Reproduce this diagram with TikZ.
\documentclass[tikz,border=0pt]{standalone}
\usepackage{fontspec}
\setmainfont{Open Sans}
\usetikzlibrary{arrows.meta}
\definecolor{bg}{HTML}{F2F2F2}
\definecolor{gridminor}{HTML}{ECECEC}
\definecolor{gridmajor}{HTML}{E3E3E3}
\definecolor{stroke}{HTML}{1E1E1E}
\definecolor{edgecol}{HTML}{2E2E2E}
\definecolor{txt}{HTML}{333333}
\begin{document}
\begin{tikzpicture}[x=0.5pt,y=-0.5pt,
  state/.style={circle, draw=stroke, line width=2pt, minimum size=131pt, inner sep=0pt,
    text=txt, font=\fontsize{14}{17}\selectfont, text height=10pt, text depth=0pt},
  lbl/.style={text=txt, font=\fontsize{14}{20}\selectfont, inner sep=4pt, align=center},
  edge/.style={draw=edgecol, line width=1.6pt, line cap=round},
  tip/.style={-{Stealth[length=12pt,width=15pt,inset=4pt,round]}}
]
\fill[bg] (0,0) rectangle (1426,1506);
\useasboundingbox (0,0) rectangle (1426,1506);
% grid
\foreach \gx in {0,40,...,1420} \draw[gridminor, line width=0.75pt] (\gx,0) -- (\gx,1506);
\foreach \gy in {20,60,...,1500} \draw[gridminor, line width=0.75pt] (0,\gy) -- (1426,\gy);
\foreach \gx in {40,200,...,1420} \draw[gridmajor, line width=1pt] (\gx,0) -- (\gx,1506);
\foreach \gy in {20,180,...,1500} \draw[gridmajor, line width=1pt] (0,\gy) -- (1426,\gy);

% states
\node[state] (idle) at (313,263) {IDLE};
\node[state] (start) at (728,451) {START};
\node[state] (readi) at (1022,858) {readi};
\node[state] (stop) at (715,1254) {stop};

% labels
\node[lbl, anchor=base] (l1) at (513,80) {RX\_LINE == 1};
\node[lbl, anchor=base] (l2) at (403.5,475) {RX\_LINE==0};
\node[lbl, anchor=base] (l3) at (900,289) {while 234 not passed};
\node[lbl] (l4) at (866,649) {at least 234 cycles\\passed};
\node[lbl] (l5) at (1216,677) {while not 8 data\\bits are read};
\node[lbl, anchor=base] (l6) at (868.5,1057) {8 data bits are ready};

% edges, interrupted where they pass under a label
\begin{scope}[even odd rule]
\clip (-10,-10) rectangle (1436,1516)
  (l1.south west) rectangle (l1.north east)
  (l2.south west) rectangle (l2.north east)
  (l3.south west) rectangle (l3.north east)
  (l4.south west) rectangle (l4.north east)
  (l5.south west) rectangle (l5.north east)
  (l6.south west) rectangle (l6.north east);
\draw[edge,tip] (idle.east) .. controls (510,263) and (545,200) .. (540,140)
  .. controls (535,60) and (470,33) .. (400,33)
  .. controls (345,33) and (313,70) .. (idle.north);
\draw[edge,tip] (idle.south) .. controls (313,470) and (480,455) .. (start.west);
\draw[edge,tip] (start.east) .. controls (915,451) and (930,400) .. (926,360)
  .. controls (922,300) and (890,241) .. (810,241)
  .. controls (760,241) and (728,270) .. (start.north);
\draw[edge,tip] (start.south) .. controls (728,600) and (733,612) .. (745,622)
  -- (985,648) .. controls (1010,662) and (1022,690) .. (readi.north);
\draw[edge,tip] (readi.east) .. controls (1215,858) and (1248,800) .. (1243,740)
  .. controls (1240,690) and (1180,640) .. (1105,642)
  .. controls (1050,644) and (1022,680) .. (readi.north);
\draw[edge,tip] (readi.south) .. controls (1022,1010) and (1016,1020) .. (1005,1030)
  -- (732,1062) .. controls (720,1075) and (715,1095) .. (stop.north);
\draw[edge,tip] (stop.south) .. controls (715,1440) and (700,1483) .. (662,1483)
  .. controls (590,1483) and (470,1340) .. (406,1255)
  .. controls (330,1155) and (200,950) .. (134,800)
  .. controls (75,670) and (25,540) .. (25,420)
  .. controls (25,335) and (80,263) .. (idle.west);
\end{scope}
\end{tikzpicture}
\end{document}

● Exercise requirements:
Up to and including the line with "anchor=base] (l6) at", repeat the data exactly, starting from its first line; nothing else belongs in the response.

● Task result:
Reproduce this diagram with TikZ.
\documentclass[tikz,border=0pt]{standalone}
\usepackage{fontspec}
\setmainfont{Open Sans}
\usetikzlibrary{arrows.meta}
\definecolor{bg}{HTML}{F2F2F2}
\definecolor{gridminor}{HTML}{ECECEC}
\definecolor{gridmajor}{HTML}{E3E3E3}
\definecolor{stroke}{HTML}{1E1E1E}
\definecolor{edgecol}{HTML}{2E2E2E}
\definecolor{txt}{HTML}{333333}
\begin{document}
\begin{tikzpicture}[x=0.5pt,y=-0.5pt,
  state/.style={circle, draw=stroke, line width=2pt, minimum size=131pt, inner sep=0pt,
    text=txt, font=\fontsize{14}{17}\selectfont, text height=10pt, text depth=0pt},
  lbl/.style={text=txt, font=\fontsize{14}{20}\selectfont, inner sep=4pt, align=center},
  edge/.style={draw=edgecol, line width=1.6pt, line cap=round},
  tip/.style={-{Stealth[length=12pt,width=15pt,inset=4pt,round]}}
]
\fill[bg] (0,0) rectangle (1426,1506);
\useasboundingbox (0,0) rectangle (1426,1506);
% grid
\foreach \gx in {0,40,...,1420} \draw[gridminor, line width=0.75pt] (\gx,0) -- (\gx,1506);
\foreach \gy in {20,60,...,1500} \draw[gridminor, line width=0.75pt] (0,\gy) -- (1426,\gy);
\foreach \gx in {40,200,...,1420} \draw[gridmajor, line width=1pt] (\gx,0) -- (\gx,1506);
\foreach \gy in {20,180,...,1500} \draw[gridmajor, line width=1pt] (0,\gy) -- (1426,\gy);

% states
\node[state] (idle) at (313,263) {IDLE};
\node[state] (start) at (728,451) {START};
\node[state] (readi) at (1022,858) {readi};
\node[state] (stop) at (715,1254) {stop};

% labels
\node[lbl, anchor=base] (l1) at (513,80) {RX\_LINE == 1};
\node[lbl, anchor=base] (l2) at (403.5,475) {RX\_LINE==0};
\node[lbl, anchor=base] (l3) at (900,289) {while 234 not passed};
\node[lbl] (l4) at (866,649) {at least 234 cycles\\passed};
\node[lbl] (l5) at (1216,677) {while not 8 data\\bits are read};
\node[lbl, anchor=base] (l6) at (868.5,1057) {8 data bits are ready};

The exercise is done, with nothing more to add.